I vicini descrivono come persone tranquille, schive e riservate sia Giuseppina Trippi che suo nipote, Simone Impellizzeri. “Passavano e salutavamo, non abbiamo mai sentito litigi”, spiegano
E’ in questo appartamento al piano terra del civico 28 di via Mazzini che viveva Giuseppina Trippi. Una signora discreta ed educata, così la descrivono i vicini di casa, anche se non era molto conosciuta. «Passava spesso qui davanti» dice la titolare del bar che fiancheggia l’appartamento: un cenno, un saluto e poi a casa. Il retro del bar si affaccia proprio davanti alle finestre della casa in cui Giuseppina ha accolto il nipote «ma in questi mesi non abbiamo mai sentito nulla, non un litigio, non un urlo».

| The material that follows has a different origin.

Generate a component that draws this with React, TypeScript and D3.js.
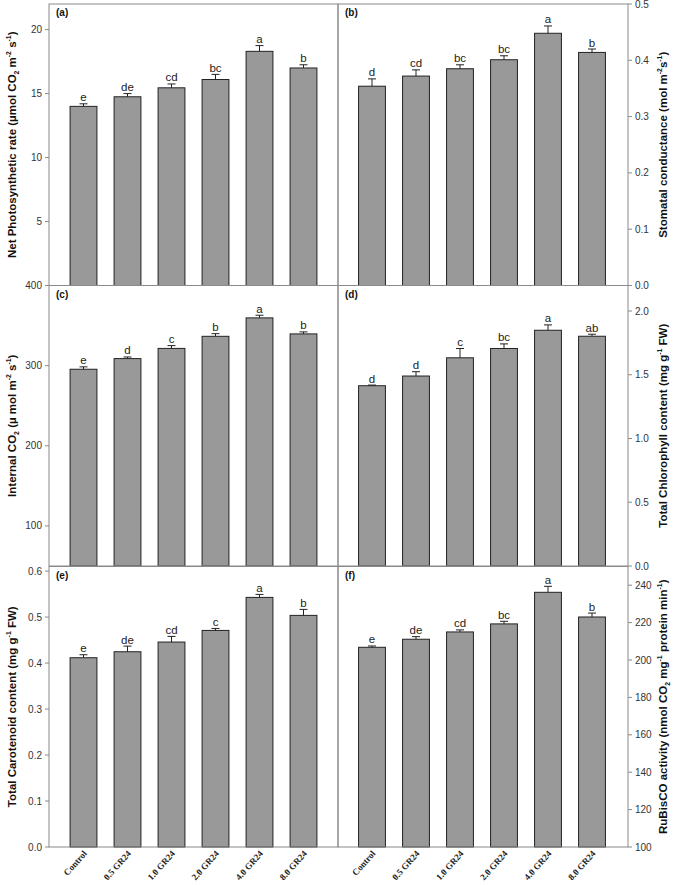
import React from "react";
import * as d3 from "d3";

const categories = ["Control", "0.5 GR24", "1.0 GR24", "2.0 GR24", "4.0 GR24", "8.0 GR24"];

const netPhotoValues = [14.0, 14.75, 15.45, 16.1, 18.3, 17.0];
const netPhotoErrors = [0.2, 0.25, 0.3, 0.4, 0.45, 0.25];
const netPhotoLetters = ["e", "de", "cd", "bc", "a", "b"];

const stomatalValues = [0.354, 0.372, 0.385, 0.401, 0.448, 0.414];
const stomatalErrors = [0.013, 0.011, 0.007, 0.007, 0.013, 0.006];
const stomatalLetters = ["d", "cd", "bc", "bc", "a", "b"];

const internalCO2Values = [295.5, 308.8, 321.5, 336.6, 359.6, 339.6];
const internalCO2Errors = [3, 2, 3.5, 3.3, 3.3, 2.5];
const internalCO2Letters = ["e", "d", "c", "b", "a", "b"];

const chlorophyllValues = [1.414, 1.49, 1.633, 1.706, 1.849, 1.802];
const chlorophyllErrors = [0.005, 0.034, 0.073, 0.036, 0.042, 0.016];
const chlorophyllLetters = ["d", "d", "c", "bc", "a", "ab"];

const carotenoidValues = [0.4116, 0.4246, 0.4457, 0.471, 0.5428, 0.5037];
const carotenoidErrors = [0.0065, 0.0123, 0.0123, 0.0043, 0.0065, 0.013];
const carotenoidLetters = ["e", "de", "cd", "c", "a", "b"];

const rubiscoValues = [206.8, 211.1, 215.0, 219.3, 236.2, 223.0];
const rubiscoErrors = [0.7, 1.4, 1.1, 1.4, 3.2, 2.1];
const rubiscoLetters = ["e", "de", "cd", "bc", "a", "b"];

const ticksA = [5, 10, 15, 20];
const ticksB = [0, 0.1, 0.2, 0.3, 0.4, 0.5];
const ticksC = [100, 200, 300, 400];
const ticksD = [0, 0.5, 1.0, 1.5, 2.0];
const ticksE = [0, 0.1, 0.2, 0.3, 0.4, 0.5, 0.6];
const ticksF = [100, 120, 140, 160, 180, 200, 220, 240];

type TitlePart = { t: string; s?: "sub" | "sup" };

const titleA: TitlePart[] = [
  { t: "Net Photosynthetic rate (µmol CO" }, { t: "2", s: "sub" }, { t: " m" }, { t: "-2", s: "sup" }, { t: " s" }, { t: "-1", s: "sup" }, { t: ")" },
];
const titleB: TitlePart[] = [
  { t: "Stomatal conductance (mol m" }, { t: "-2", s: "sup" }, { t: "s" }, { t: "-1", s: "sup" }, { t: ")" },
];
const titleC: TitlePart[] = [
  { t: "Internal CO" }, { t: "2", s: "sub" }, { t: " (µ mol m" }, { t: "-2", s: "sup" }, { t: " s" }, { t: "-1", s: "sup" }, { t: ")" },
];
const titleD: TitlePart[] = [
  { t: "Total Chlorophyll content  (mg g" }, { t: "-1", s: "sup" }, { t: " FW)" },
];
const titleE: TitlePart[] = [
  { t: "Total Carotenoid content (mg g" }, { t: "-1", s: "sup" }, { t: " FW)" },
];
const titleF: TitlePart[] = [
  { t: "RuBisCO activity (nmol CO" }, { t: "2", s: "sub" }, { t: " mg" }, { t: "-1", s: "sup" }, { t: " protein min" }, { t: "-1", s: "sup" }, { t: ")" },
];

const W = 676;
const H = 885;
const X0 = 49;
const XM = 338;
const X1 = 628;
const ROWS: [number, number][] = [
  [4, 285.5],
  [285.5, 566],
  [566.5, 847],
];

const FRAME = "#8a8a8a";
const SANS = "Liberation Sans, Arial, sans-serif";

interface PanelProps {
  label: string;
  side: "left" | "right";
  row: number;
  domain: [number, number];
  ticks: number[];
  fmt: (v: number) => string;
  values: number[];
  errors: number[];
  letters: string[];
  title: TitlePart[];
  titleSize: number;
  showX: boolean;
}

function Title({ parts, x, y, size }: { parts: TitlePart[]; x: number; y: number; size: number }) {
  const nodes: React.ReactNode[] = [];
  let shift = 0;
  parts.forEach((p, i) => {
    let target = 0;
    if (p.s === "sup") target = -size * 0.4;
    if (p.s === "sub") target = size * 0.25;
    const dy = target - shift;
    shift = target;
    nodes.push(
      <tspan key={i} dy={dy} fontSize={p.s ? size * 0.6 : size}>
        {p.t}
      </tspan>
    );
  });
  return (
    <text
      transform={`translate(${x},${y}) rotate(-90)`}
      textAnchor="middle"
      fontFamily={SANS}
      fontWeight="bold"
      fontSize={size}
      fill="#111"
    >
      {nodes}
    </text>
  );
}

function Panel(p: PanelProps) {
  const [top, bottom] = ROWS[p.row];
  const left = p.side === "left" ? X0 : XM;
  const right = p.side === "left" ? XM : X1;
  const x = d3
    .scaleBand<string>()
    .domain(categories)
    .range(p.side === "left" ? [61.5, 325.5] : [350, 614])
    .paddingInner(0.39)
    .paddingOuter(0.195);
  const y = d3.scaleLinear().domain(p.domain).range([bottom, top]);
  const axisX = p.side === "left" ? left : right;
  const dir = p.side === "left" ? -1 : 1;
  const titleX = p.side === "left" ? 16 : 667;
  const midY = (top + bottom) / 2;
  return (
    <g>
      {categories.map((c, i) => {
        const bx = x(c)!;
        const bw = x.bandwidth();
        const cx = bx + bw / 2;
        const yTop = y(p.values[i]);
        const yErr = y(p.values[i] + p.errors[i]);
        return (
          <g key={c}>
            <rect x={bx} y={yTop} width={bw} height={bottom - yTop} fill="#999999" stroke="#222" strokeWidth={1} />
            <line x1={cx} x2={cx} y1={yTop} y2={yErr} stroke="#222" strokeWidth={1} />
            <line x1={cx - 4} x2={cx + 4} y1={yErr} y2={yErr} stroke="#222" strokeWidth={1} />
            <text x={cx} y={yErr - 2.5} textAnchor="middle" fontFamily={SANS} fontSize={11.5} fill="#222">
              {p.letters[i]}
            </text>
          </g>
        );
      })}
      <rect x={left} y={top} width={right - left} height={bottom - top} fill="none" stroke={FRAME} strokeWidth={1} />
      {p.ticks.map((t) => (
        <g key={t}>
          <line x1={axisX} x2={axisX + dir * 4} y1={y(t)} y2={y(t)} stroke={FRAME} strokeWidth={1} />
          <text
            x={axisX + dir * 7}
            y={y(t)}
            dy="0.35em"
            textAnchor={p.side === "left" ? "end" : "start"}
            fontFamily={SANS}
            fontSize={10}
            fill="#333"
          >
            {p.fmt(t)}
          </text>
        </g>
      ))}
      <text x={left + 7} y={top + 12} fontFamily={SANS} fontWeight="bold" fontSize={10} fill="#111">
        {p.label}
      </text>
      <Title parts={p.title} x={titleX} y={midY} size={p.titleSize} />
      {p.showX &&
        categories.map((c) => {
          const cx = x(c)! + x.bandwidth() / 2;
          return (
            <text
              key={c}
              transform={`translate(${cx + 4},${bottom + 7}) rotate(-48)`}
              textAnchor="end"
              fontFamily="Liberation Serif, Times New Roman, serif"
              fontWeight="bold"
              fontSize={9}
              fill="#222"
            >
              {c}
            </text>
          );
        })}
    </g>
  );
}

const f0 = d3.format("d");
const f1 = d3.format(".1f");

export default function App() {
  return (
    <svg width={W} height={H} style={{ position: "absolute", left: 0, top: 0, background: "#fff" }}>
      <rect width={W} height={H} fill="#fff" />
      <Panel label="(a)" side="left" row={0} domain={[0, 22]} ticks={ticksA} fmt={f0} values={netPhotoValues} errors={netPhotoErrors} letters={netPhotoLetters} title={titleA} titleSize={11.5} showX={false} />
      <Panel label="(b)" side="right" row={0} domain={[0, 0.5]} ticks={ticksB} fmt={f1} values={stomatalValues} errors={stomatalErrors} letters={stomatalLetters} title={titleB} titleSize={11.5} showX={false} />
      <Panel label="(c)" side="left" row={1} domain={[50, 400]} ticks={ticksC} fmt={f0} values={internalCO2Values} errors={internalCO2Errors} letters={internalCO2Letters} title={titleC} titleSize={11.5} showX={false} />
      <Panel label="(d)" side="right" row={1} domain={[0, 2.2]} ticks={ticksD} fmt={f1} values={chlorophyllValues} errors={chlorophyllErrors} letters={chlorophyllLetters} title={titleD} titleSize={11.5} showX={false} />
      <Panel label="(e)" side="left" row={2} domain={[0, 0.61]} ticks={ticksE} fmt={f1} values={carotenoidValues} errors={carotenoidErrors} letters={carotenoidLetters} title={titleE} titleSize={11.5} showX={true} />
      <Panel label="(f)" side="right" row={2} domain={[100, 250]} ticks={ticksF} fmt={f0} values={rubiscoValues} errors={rubiscoErrors} letters={rubiscoLetters} title={titleF} titleSize={11.5} showX={true} />
    </svg>
  );
}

E anche Simone Impellizzeri era molto schivo «ma sempre educato», precisano tutti. I suoi problemi di droga, alcol e farmaci non trasparivano fuori dalle mura di casa e in molti non sospettavano neanche del suo tormentanto passato. «Lo vedevamo passare spesso qui davanti -dicono oggi dall’autoscuola Valentini- ed era sempre cordiale e tranquillo». Nessuno ricorda nulla che si possa considerare anomalo in quelle persone che convivano da qualche tempo. Anche ieri, a poche ore dall’omicidio, Simone Impellizzeri sarebbe stato in casa con un amico ad osservare di sfuggita i bambini giocare nel piccolo cortile. Come in un qualsiasi condominio. Molti non sapevano neanche quali fossero i problemi di Giuseppina Trippi, quelli che sarebbero stati alla base del violento raptus. «Camminava bene, non sembrava avesse qualche malattia grave», spiegano alcuni vicini. Ma probabilmente, quello che da fuori non si vedeva, è quello che ha esasperato il reo confesso portandolo all’efferato delitto.
Una casa normale, persone normali, una situazione normale in un palazzo a due passi dal centro. Eppure qualcosa di non normale è successo nella notte del 9 giugno.